Tapper tried to point out that Bannon was Trump’s senior strategist during the home stretch in ’16, that he was rewarded with senior status in the White House, and that Miller worked “hand in glove” with Bannon. Therefore, “can you really claim that he had nothing to do with Trump or his presidency?”

Whereupon Miller went into a long jag about how Trump the genius “tapped into the pulse of millions and millions of Americans, a phenomenon that [CNN] didn’t see” — somehow overlooking the fact that CNN and the other cable networks saw it all, by airing the campaign rallies live and thus giving Trump several billion bucks in free advertising.

Meanwhile, Tapper was still trying to understand how Miller could claim that Bannon had been a marginal player: “If you would let me ask the question—”

Miller: “No. Because you have 24 hours of hysterical anti-Trump coverage on this network …. This isn’t a courtroom and I have a right to speak!”

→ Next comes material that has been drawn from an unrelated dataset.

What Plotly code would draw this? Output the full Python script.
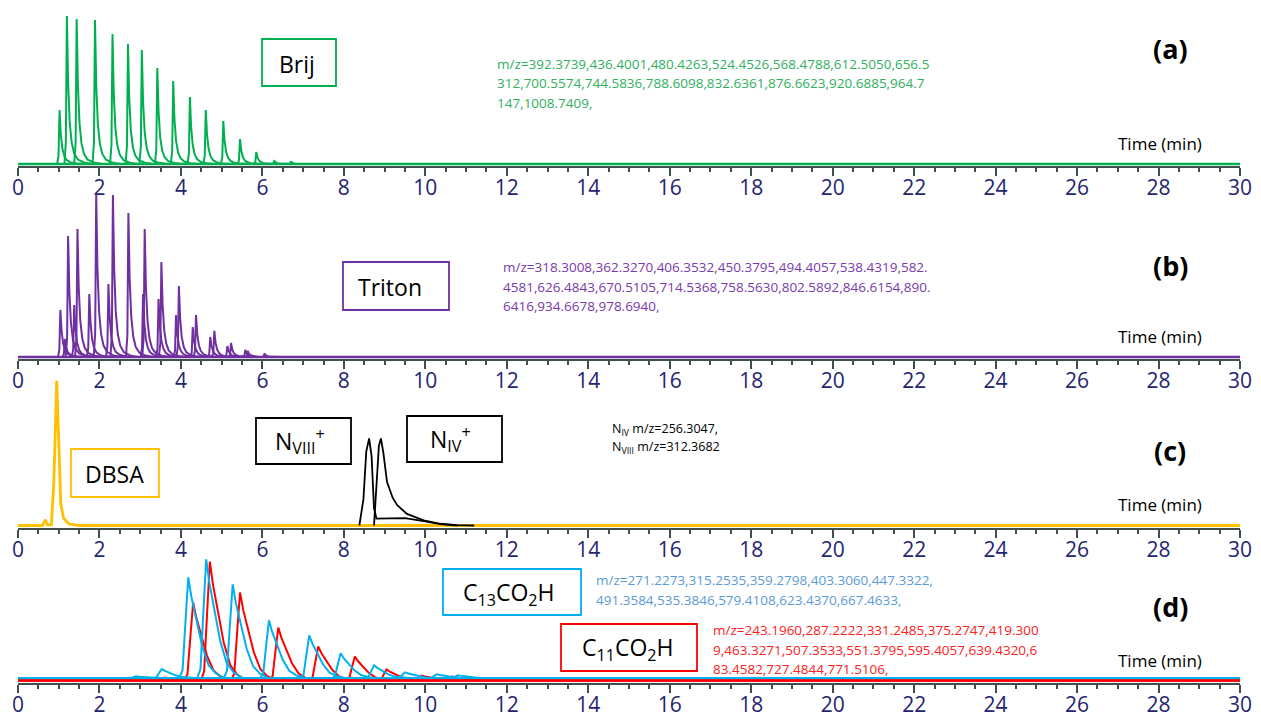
import plotly.graph_objects as go

# ---------------- data ----------------
tick_vals = list(range(0, 31, 2))
tick_text = [str(v) for v in tick_vals]
time_span = [0, 30]

# (a) Brij : apex times (min) and relative intensity (%)
brij_times = [1.02, 1.20, 1.44, 1.89, 2.32, 2.70, 3.04, 3.42, 3.81, 4.22, 4.61, 5.04, 5.45, 5.85, 6.29, 6.70]
brij_heights = [36.5, 100, 98, 97.3, 87.8, 81.1, 77, 64.9, 56.1, 45.3, 36.5, 29.1, 16.9, 8.1, 2.0, 1.4]

# (b) Triton
triton_times = [1.04, 1.15, 1.23, 1.38, 1.46, 1.75, 1.92, 2.22, 2.33, 2.71, 3.07, 3.11, 3.45, 3.52,
                3.88, 3.95, 4.29, 4.37, 4.72, 4.82, 5.14, 5.23, 5.58, 5.64, 6.05]
triton_heights = [28.7, 11.0, 73.8, 31.7, 78.0, 38.4, 99.4, 44.5, 98.8, 87.8, 38.4, 78.0, 35.4, 57.9,
                  25.6, 43.3, 18.3, 25.6, 12.2, 15.9, 6.7, 8.5, 4.3, 3.7, 1.8]

# (c) DBSA and nonylphenol-type ions (full traces)
dbsa_t = [0, 0.60, 0.67, 0.72, 0.82, 0.88, 0.95, 1.00, 1.05, 1.12, 1.25, 1.50, 30]
dbsa_i = [0, 0, 4, 0.5, 0.5, 30, 100, 60, 15, 5, 1, 0, 0]
n8_t = [8.38, 8.48, 8.55, 8.62, 8.68, 8.74, 8.80, 9.10, 9.50, 9.96, 10.37, 10.80]
n8_i = [0, 18, 51, 60, 48, 12, 4.8, 5.1, 5.1, 3.0, 0.9, 0]
n4_t = [8.74, 8.80, 8.86, 8.91, 8.97, 9.06, 9.20, 9.31, 9.55, 9.96, 10.37, 10.78, 11.20]
n4_i = [0, 25, 55, 60, 50, 30, 19, 14, 8, 3.6, 1.2, 0.3, 0]

# (d) fatty acids
c13_times = [2.90, 3.53, 4.18, 4.62, 5.27, 6.16, 7.15, 7.92, 8.74, 9.50, 10.28, 10.80]
c13_heights = [1.6, 7.6, 82.8, 97.5, 77, 47.5, 35.2, 20.5, 10.7, 4.9, 3.3, 2.5]
c11_times = [3.60, 4.30, 4.71, 5.45, 6.39, 7.37, 8.27, 9.05, 9.91, 10.65]
c11_heights = [2.5, 63.9, 97.5, 72.1, 43.4, 27.9, 19.7, 9.0, 4.1, 3.3]

# peak outlines (offset from apex in min, fraction of apex)
sharp_dt = [-0.06, -0.025, 0, 0.03, 0.07, 0.12, 0.18, 0.27, 0.42, 0.62]
sharp_fr = [0, 0.15, 1, 0.55, 0.28, 0.14, 0.07, 0.03, 0.01, 0]
broad_dt = [-0.22, -0.14, -0.07, 0, 0.08, 0.18, 0.34, 0.50, 0.67, 0.90]
broad_fr = [0, 0.08, 0.55, 1, 0.8, 0.62, 0.32, 0.13, 0.05, 0]

mz_brij = ["m/z=392.3739,436.4001,480.4263,524.4526,568.4788,612.5050,656.5",
           "312,700.5574,744.5836,788.6098,832.6361,876.6623,920.6885,964.7",
           "147,1008.7409,"]
mz_triton = ["m/z=318.3008,362.3270,406.3532,450.3795,494.4057,538.4319,582.",
             "4581,626.4843,670.5105,714.5368,758.5630,802.5892,846.6154,890.",
             "6416,934.6678,978.6940,"]
mz_n = ["N<sub>IV</sub> m/z=256.3047,", "N<sub>VIII</sub> m/z=312.3682"]
mz_c13 = ["m/z=271.2273,315.2535,359.2798,403.3060,447.3322,",
          "491.3584,535.3846,579.4108,623.4370,667.4633,"]
mz_c11 = ["m/z=243.1960,287.2222,331.2485,375.2747,419.300",
          "9,463.3271,507.3533,551.3795,595.4057,639.4320,6",
          "83.4582,727.4844,771.5106,"]

# ---------------- styling ----------------
PAGE = 8                      # default body margin of the html page
W, H = 1261 - 2 * PAGE, 720 - PAGE
FONT = "Open Sans"
NAVY = "#25256f"
AXC = "#3f4f4f"
GREEN, PURPLE, GOLD = "#00b050", "#7030a0", "#ffc000"
CYAN, RED, BLACK = "#00b0f0", "#ff0000", "#000000"

def px(x):
    return (x - PAGE) / W

def py(y):
    return 1 - (y - PAGE) / H

x_dom = [px(18), px(1240)]
# (axis pixel, baseline pixel, top-of-100% pixel)
panels = [(166, 164, 16), (359, 357, 193), (528, 525.5, 380.5), (683, 680.5, 558.5)]

fig = go.Figure()

def add(panel, xs, ys, color, width=2.0):
    n = "" if panel == 0 else str(panel + 1)
    fig.add_trace(go.Scatter(x=xs, y=ys, mode="lines", line=dict(color=color, width=width),
                             xaxis="x" + n, yaxis="y" + n, showlegend=False, hoverinfo="skip"))

def add_peaks(panel, times, heights, dts, frs, color, base=0.0):
    add(panel, time_span, [base, base], color, 2.6)
    for t, h in zip(times, heights):
        add(panel, [t + d for d in dts], [base + h * f for f in frs], color)

add_peaks(0, brij_times, brij_heights, sharp_dt, sharp_fr, GREEN)
add_peaks(1, triton_times, triton_heights, sharp_dt, sharp_fr, PURPLE)
add(2, dbsa_t, dbsa_i, GOLD, 2.8)
add(2, n8_t, n8_i, BLACK, 1.8)
add(2, n4_t, n4_i, BLACK, 1.8)
add_peaks(3, c11_times, c11_heights, broad_dt, broad_fr, RED, 0.0)
add_peaks(3, c13_times, c13_heights, broad_dt, broad_fr, CYAN, 1.8)
add(3, time_span, [0, 0], RED, 2.6)

layout = dict(width=W, height=H, margin=dict(l=0, r=0, t=0, b=0, autoexpand=False),
              paper_bgcolor="white", plot_bgcolor="white", showlegend=False)
for i, (ax_px, base_px, top_px) in enumerate(panels):
    n = "" if i == 0 else str(i + 1)
    ymin = -(ax_px - base_px) / (base_px - top_px) * 100
    layout["xaxis" + n] = dict(domain=x_dom, range=time_span, anchor="y" + n, automargin=False,
                               tickvals=tick_vals, ticktext=tick_text, ticks="outside",
                               ticklen=8, tickwidth=2, tickcolor=AXC, showline=True,
                               linecolor=AXC, linewidth=2, showgrid=False, zeroline=False,
                               ticklabelstandoff=-6,
                               tickfont=dict(family=FONT, size=21, color=NAVY),
                               minor=dict(dtick=0.5, tick0=0, ticks="outside", ticklen=4,
                                          tickwidth=1.5, tickcolor=AXC, showgrid=False))
    layout["yaxis" + n] = dict(domain=[py(ax_px), py(top_px)], range=[ymin, 100],
                               visible=False, anchor="x" + n, automargin=False)
fig.update_layout(**layout)

ann = []
shapes = []

def text(x, y, s, size, color, anchor="left", bold=False):
    ann.append(dict(x=px(x), y=py(y), xref="paper", yref="paper", text=("<b>%s</b>" % s) if bold else s,
                    showarrow=False, xanchor=anchor, yanchor="middle",
                    font=dict(family=FONT, size=size, color=color)))

def box(x0, y0, x1, y1, color, label, tx=None, ty=None):
    shapes.append(dict(type="rect", xref="paper", yref="paper", x0=px(x0), x1=px(x1),
                       y0=py(y1), y1=py(y0), line=dict(color=color, width=1.8),
                       fillcolor="rgba(0,0,0,0)"))
    text(tx if tx is not None else (x0 + x1) / 2, ty if ty is not None else (y0 + y1) / 2,
         label, 23, "black", "center")

# panel letters and axis titles
for (lab, ly), (ax_px, _, _) in zip([("(a)", 48), ("(b)", 265), ("(c)", 450), ("(d)", 606)], panels):
    text(1170, ly, lab, 27, "black", "center", bold=True)
    text(1160, ax_px - 23, "Time (min)", 17, "black", "center")

box(262, 39, 336, 86, GREEN, "Brij", 297, 64)
box(343, 262, 449, 310, PURPLE, "Triton", 390, 287)
box(71, 449, 159, 497, GOLD, "DBSA", 114, 474)
box(256, 418, 351, 464, BLACK, "N<sub>VIII</sub><sup>+</sup>", 300, 441)
box(407, 416, 502, 462, BLACK, "N<sub>IV</sub><sup>+</sup>", 451, 439)
box(443, 569, 581, 615, CYAN, "C<sub>13</sub>CO<sub>2</sub>H", 508, 593)
box(561, 624, 697, 671, RED, "C<sub>11</sub>CO<sub>2</sub>H", 627, 648)

for k, s in enumerate(mz_brij):
    text(495, 64 + 19.5 * k, s, 13.5, "#2fb060")
for k, s in enumerate(mz_triton):
    text(501, 267 + 19.5 * k, s, 13.5, "#7a3aab")
for k, s in enumerate(mz_n):
    text(610, 430 + 18 * k, s, 12.5, "black")
for k, s in enumerate(mz_c13):
    text(594, 580 + 19.5 * k, s, 13.5, "#5b9bd5")
for k, s in enumerate(mz_c11):
    text(711, 630 + 19.5 * k, s, 13.5, "#ff2020")

fig.update_layout(annotations=ann, shapes=shapes)
fig.write_html("out.html")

Tapper urged Miller to “calm down.” He then listed Bannon’s participation on a number of policy fronts — the original travel ban, pulling out of the Paris climate deal, pulling back on a trade deal — and asked the question again: “Can you acknowledge the reality that he was a key player?”

Miller: “The president has not gotten the due he deserves for the movement he put together” — and he was off on another genius jag. “The truth,” he said, was that when he traveled on Trump’s campaign plane, he watched the candidate “come up with material” for the rallies ….

“You already made that point, Stephen.” Yep. Miller was repeating the genius story he’d told five minutes earlier.

This interview took place roughly 24 hours after Trump lauded himself as a “very stable genius,” so Tapper, having heard quite enough on that theme, asked Miller whether it’s helpful for a president to tweet such things about himself.

Miller: “The president’s tweets absolutely reaffirm the plainspoken truth. A self-made billionaire who revolutionized reality TV who tapped into something magical that’s happening in the hearts of this country.” (He’d used the exact same line, about Trump as a self-made billionaire and reality TV revolutionary, five minutes earlier.)

Finally, 12 minutes into the segment, and right after Miller complained that he didn’t even get “three minutes” to hail Trump’s genius, Tapper had had enough. His closing remarks — delivered while Miller continued to yap —  should be emblazoned on a plaque:

“There’s only one viewer you care about right now, and you’re being obsequious and you’re being a factotum in order to please him. And I think I’ve wasted enough of my viewers’ time.”

Bravo. Even Fox News commentator Howard Kurtz said, “I didn’t see anything unfair in Tapper’s questions.” Tapper’s ultimate message — which other anchors should emulate — is that propagandists should do their thing on their own time. Because ours is too valuable to waste. Because the last thing we need is Dear Leader drivel that sounds like this:

“Not for one moment does his hand tremble. A great genius in our midst …. One has to serve him with profound devotion. He is more true, more simple, more farsighted than any statesman that has gone before.”

Oh wait, that’s a quote from Joseph Goebbels.